Biden Announces Sanctions Targeting Myanmar Military Leaders
Visitors walk through the Shwedagon Pagoda in Yangon, Myanmar. (Photographer: Taylor Weidman/Bloomberg)

Biden Announces Sanctions Targeting Myanmar Military Leaders

President Joe Biden said his administration will sanction military leaders in Myanmar linked to this month’s coup and will ensure the country’s military leadership can’t access about $1 billion in government funds held in the U.S.

“I’ve approved a new executive order enabling us to immediately sanction the military leaders who directed the coup, their business interests, as well as close family members,” Biden said in brief remarks on Wednesday before visiting the Pentagon. “We will identify a first round of targets this week and we’re also going to impose strong export controls.”

Biden Announces Sanctions Targeting Myanmar Military Leaders

The sanctions represent the strongest use of punitive measures against a foreign nation since Biden took office last month. Earlier, White House Press Secretary Jen Psaki said the U.S. has been “in consultation and in close coordination with our partners and allies in steps that will be taken, pressure that can be made” against Myanmar, which is often referred to by its previous name, Burma, in the U.S.

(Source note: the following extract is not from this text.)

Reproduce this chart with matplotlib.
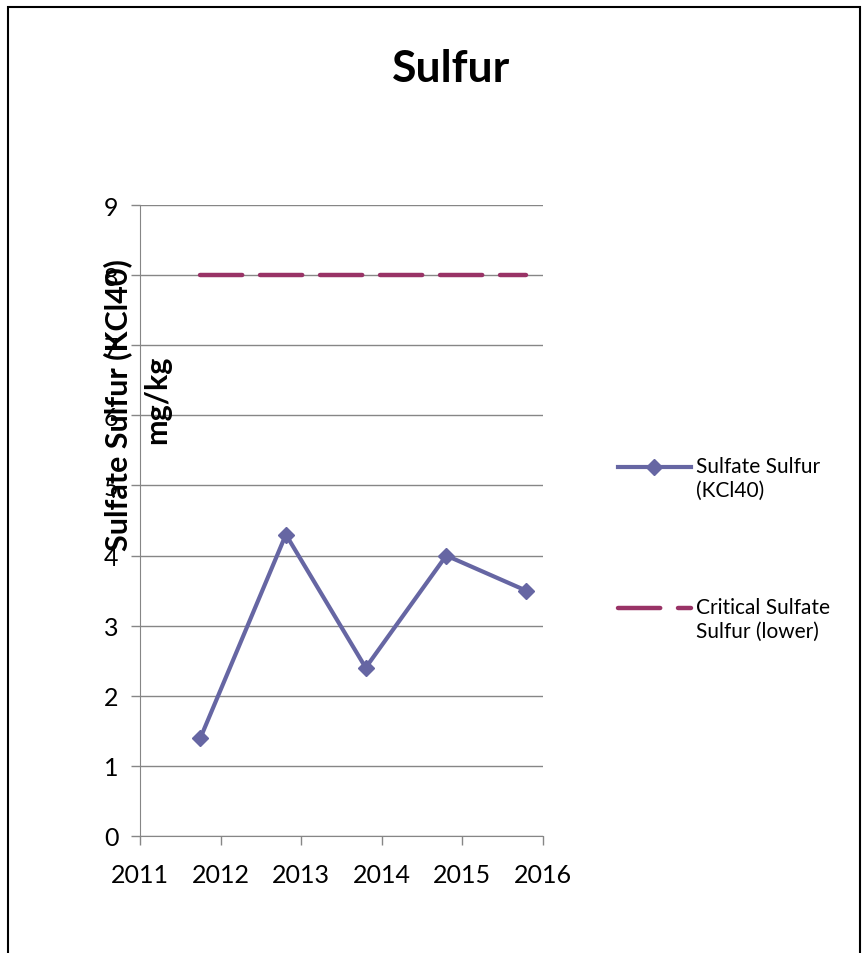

Biden said the U.S. is prepared to “impose additional measures” as needed. The effort seems to be aimed at maximizing the relatively modest leverage the U.S. has over the Southeast Asian nation, which is more closely aligned with China despite opening more to the West about a decade ago. The U.S. has already formally declared the military takeover in Myanmar a coup, prompting a review of foreign assistance.

More Arrests

While military leaders seized Nobel laureate Aung San Suu Kyi and other political leaders earlier this month, several of her aides and high-ranking National League for Democracy party officials were detained in raids overnight, Kyi Toe, a member of its central information committee, said Thursday. Among those detained include former Minister for the Office of the State Counselor Kyaw Tint Swe, and several local election commission officials including Thein Win of Okpo township in Bago region.

“We are really worried that the military will force him to sign documents admitting to voter fraud in the previous election,” said Zaw Ye Htet, the eldest son of Thein Win. “He didn’t do anything wrong.”

Thousands of anti-coup protesters took to the streets for a sixth straight day in defiance of a military ban on large gatherings to demand immediate release of Suu Kyi and other leaders, recognition of the 2020 election results and a withdrawal of the military from politics.

In his remarks Wednesday, Biden said the U.S. will continue support for “health care, civil society groups and other areas that benefit the people of Burma directly.” Many of the officials who orchestrated the coup were also responsible for atrocities committed against Rohingya Muslims and already faced punishment from the U.S., a State Department official told reporters previously.